Abandonment Issues: Ontario Reformatory / Guelph Correctional Centre


Come with us and take a tour of the old Ontario Reformatory. Photography is not permitted inside the building. Our tour guide is beyond informative, firing off a non-stop barrage of historical facts and interesting anecdotes...

The Ontario Reformatory was the brainchild of Ontario's Provincial Secretary William Hanna. Convinced that segregating and punishing inmates was not an effective strategy, Hanna believed that society would be better served if attempts were made to reform the provincial inmate population. In 1910, one thousand acres of existing farmland was purchased in Guelph, and inmates were transferred from a Toronto jail.
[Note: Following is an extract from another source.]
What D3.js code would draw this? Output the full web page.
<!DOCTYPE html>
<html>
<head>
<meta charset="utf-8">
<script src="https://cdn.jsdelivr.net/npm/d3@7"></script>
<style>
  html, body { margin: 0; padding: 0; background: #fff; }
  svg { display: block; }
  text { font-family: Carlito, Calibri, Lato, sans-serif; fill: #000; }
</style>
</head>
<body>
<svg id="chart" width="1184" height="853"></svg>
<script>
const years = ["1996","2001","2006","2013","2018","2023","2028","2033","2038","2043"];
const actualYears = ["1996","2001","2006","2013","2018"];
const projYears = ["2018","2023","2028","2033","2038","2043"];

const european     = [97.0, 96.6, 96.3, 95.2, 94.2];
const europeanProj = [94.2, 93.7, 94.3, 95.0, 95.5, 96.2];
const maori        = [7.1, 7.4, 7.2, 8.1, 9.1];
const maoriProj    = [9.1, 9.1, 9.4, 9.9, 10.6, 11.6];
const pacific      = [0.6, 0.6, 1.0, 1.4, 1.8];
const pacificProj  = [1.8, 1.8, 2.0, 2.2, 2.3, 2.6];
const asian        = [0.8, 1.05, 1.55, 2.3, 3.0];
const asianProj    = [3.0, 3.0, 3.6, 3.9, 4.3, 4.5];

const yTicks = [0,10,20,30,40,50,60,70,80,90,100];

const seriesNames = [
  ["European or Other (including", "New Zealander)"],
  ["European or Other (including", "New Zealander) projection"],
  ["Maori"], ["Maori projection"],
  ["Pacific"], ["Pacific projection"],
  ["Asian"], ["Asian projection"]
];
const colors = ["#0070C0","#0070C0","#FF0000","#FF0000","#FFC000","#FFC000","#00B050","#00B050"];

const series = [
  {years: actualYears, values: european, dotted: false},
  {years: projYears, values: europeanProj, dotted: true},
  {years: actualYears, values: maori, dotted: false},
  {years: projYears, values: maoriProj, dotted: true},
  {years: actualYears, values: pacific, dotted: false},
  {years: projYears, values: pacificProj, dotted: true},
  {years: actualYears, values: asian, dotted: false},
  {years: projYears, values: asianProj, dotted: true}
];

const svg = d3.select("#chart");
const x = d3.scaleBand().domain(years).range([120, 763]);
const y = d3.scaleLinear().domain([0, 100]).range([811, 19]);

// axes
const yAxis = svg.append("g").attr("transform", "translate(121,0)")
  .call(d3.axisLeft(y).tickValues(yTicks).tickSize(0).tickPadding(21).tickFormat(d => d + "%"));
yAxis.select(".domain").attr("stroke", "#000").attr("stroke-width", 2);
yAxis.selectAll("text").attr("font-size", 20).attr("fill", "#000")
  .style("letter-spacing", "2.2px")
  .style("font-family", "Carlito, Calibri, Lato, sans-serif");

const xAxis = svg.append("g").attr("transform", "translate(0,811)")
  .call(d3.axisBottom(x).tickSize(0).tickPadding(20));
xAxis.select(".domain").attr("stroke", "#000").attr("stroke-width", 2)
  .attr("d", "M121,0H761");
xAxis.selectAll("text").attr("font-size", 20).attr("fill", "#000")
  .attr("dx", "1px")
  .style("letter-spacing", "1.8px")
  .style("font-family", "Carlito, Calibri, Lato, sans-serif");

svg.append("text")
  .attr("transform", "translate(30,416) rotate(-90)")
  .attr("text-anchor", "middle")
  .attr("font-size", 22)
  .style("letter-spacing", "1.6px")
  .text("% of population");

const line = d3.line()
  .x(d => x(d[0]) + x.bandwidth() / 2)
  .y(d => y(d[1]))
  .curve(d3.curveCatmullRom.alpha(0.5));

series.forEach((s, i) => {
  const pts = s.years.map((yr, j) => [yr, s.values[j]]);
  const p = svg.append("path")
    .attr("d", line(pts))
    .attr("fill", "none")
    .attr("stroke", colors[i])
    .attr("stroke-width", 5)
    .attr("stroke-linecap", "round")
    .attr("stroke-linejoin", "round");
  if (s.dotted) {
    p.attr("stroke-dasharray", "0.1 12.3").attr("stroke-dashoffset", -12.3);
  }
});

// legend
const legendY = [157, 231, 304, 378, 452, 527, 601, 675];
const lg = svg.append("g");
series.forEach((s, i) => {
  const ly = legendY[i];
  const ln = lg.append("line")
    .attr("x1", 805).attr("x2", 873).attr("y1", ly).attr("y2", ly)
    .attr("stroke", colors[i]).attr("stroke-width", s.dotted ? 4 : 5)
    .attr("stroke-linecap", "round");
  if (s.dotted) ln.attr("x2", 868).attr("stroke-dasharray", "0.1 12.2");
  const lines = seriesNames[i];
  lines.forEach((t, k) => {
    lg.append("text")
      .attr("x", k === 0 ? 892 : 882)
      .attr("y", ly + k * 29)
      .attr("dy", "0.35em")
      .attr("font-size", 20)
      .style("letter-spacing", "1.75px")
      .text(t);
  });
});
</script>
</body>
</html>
Those first inmates resided in the farmhouses while they began digging the quarry and mining the limestone beneath the drumlin. The location was specifically chosen because of the farm-able scenic land which contained all of the materials that would be needed to construct the prison, including limestone for exterior walls, clay for bricks, and trees for the intricate trim and banisters, as well as it's proximity to two rail lines that would make it easy to transport prisoners and goods.

The original building was designed by prominent Toronto based architect John Lyle. Mr. Lyle was paid by percentage of building costs, which were drastically lower due to the use of prison labour gangs. After a failed lawsuit he was left bankrupt.

The architectural design and surrounding landscape reflected the Reformatory purpose with abundant natural light inside the building, and scenic outdoor spaces featuring gardens and ponds, dry stone fences and areas for productive activities. Originally there was no perimeter fencing. The cell blocks were made up of three floors with 13 cells and a dormitory on each floor. Well behaved general population inmates were housed in the dormitories in groups of 20-22. Prisoners labelled criminally insane were housed in a specific block known as the Ontario Hospital. Guards utilized over a mile of tunnel systems to access various areas within the building. In 1921, a Superintendent's residence was built on the grounds and over time a church, hospital, and large mess hall were also constructed. The mess hall accommodated waves of 250 inmates at a time.




Inmates were assessed upon admission and assigned a prison job. The strongest amongst them were assigned to the bull gang, the workhorses of manual labour. The prisoners built and maintained a large farm, greenhouse, orchard, abattoir, cannery, and many work shops including tailor and machine shops, and woolen mill.

Over the years, prisoners produced license plates, picnic tables, clothing, socks, and windows which were installed in many of the houses in Guelph. They also produced enough baked goods to supply all of the psychiatric institutions in Ontario. The work model of the Reformatory was so successful, it turned a profit of $10,000 to $75,000 per annum.

After the first world war, the reformatory served as the Speedwell Convalescence Hospital for wounded soldiers, housing over 900 veterans in 1919, some in a special tuberculosis ward.

Ontario Reformatory re-opened in 1921. By 1947, it housed the largest prison population in Canada, with 1000 inmates. In 1952, a massive riot broke out, involving 600 prisoners.

Frequent complaints from guards about the frigid temperatures in the cell blocks led to much of the exterior limestone walls being bricked over in the 1960s. In the 1970s, the quarry was closed and the farming was discontinued as the government no longer felt it was important to teach farming skills.




In 1972, the Ontario Reformatory became the Guelph Correctional Centre.

In 2002 with 450 prisoners remaining, the Guelph Correctional Centre was shut down, suffering the same fate as other Provincial Correctional Centres such as Millbrook and Rideau, whose inmates were transferred to newly constructed super jails. Unlike the decay and destruction that befell Millbrook and Rideau, the old Reformatory has been preserved, and as many as 20 of the buildings are to be given heritage status. The lights and heat are still on in the main building and a lone guard sits in the ground floor of the central guard tower watching the live feed cameras of the perimeter fencing and building exteriors. Another guard rides a bike around the property. 24/7. The main building is still used regularly for training correctional officers. The buildings and grounds are so closely monitored that we didn't think we'd ever get a peek inside.

But there we were, taking a tour with no photography permitted. Ninja was feverishly taking notes from the wealth of information being recited by our guide as Tash.0 popped in and out of cells and terapr0 and I did our thing, with tricks up our sleeves.

The tour only touched on a small portion of the main building and none of the grounds or workshops. Hopefully the future will bring new opportunities to explore or tour and photograph this complex more thoroughly. But for now, all of these interior images were taken with my iPhone5, most of them without looking, sneakily holding it discreetly at waist level.






































Hopefully we will be recidivists, for if one day another opportunity to explore and photograph the complex more thoroughly arises, we will return to prison yet again.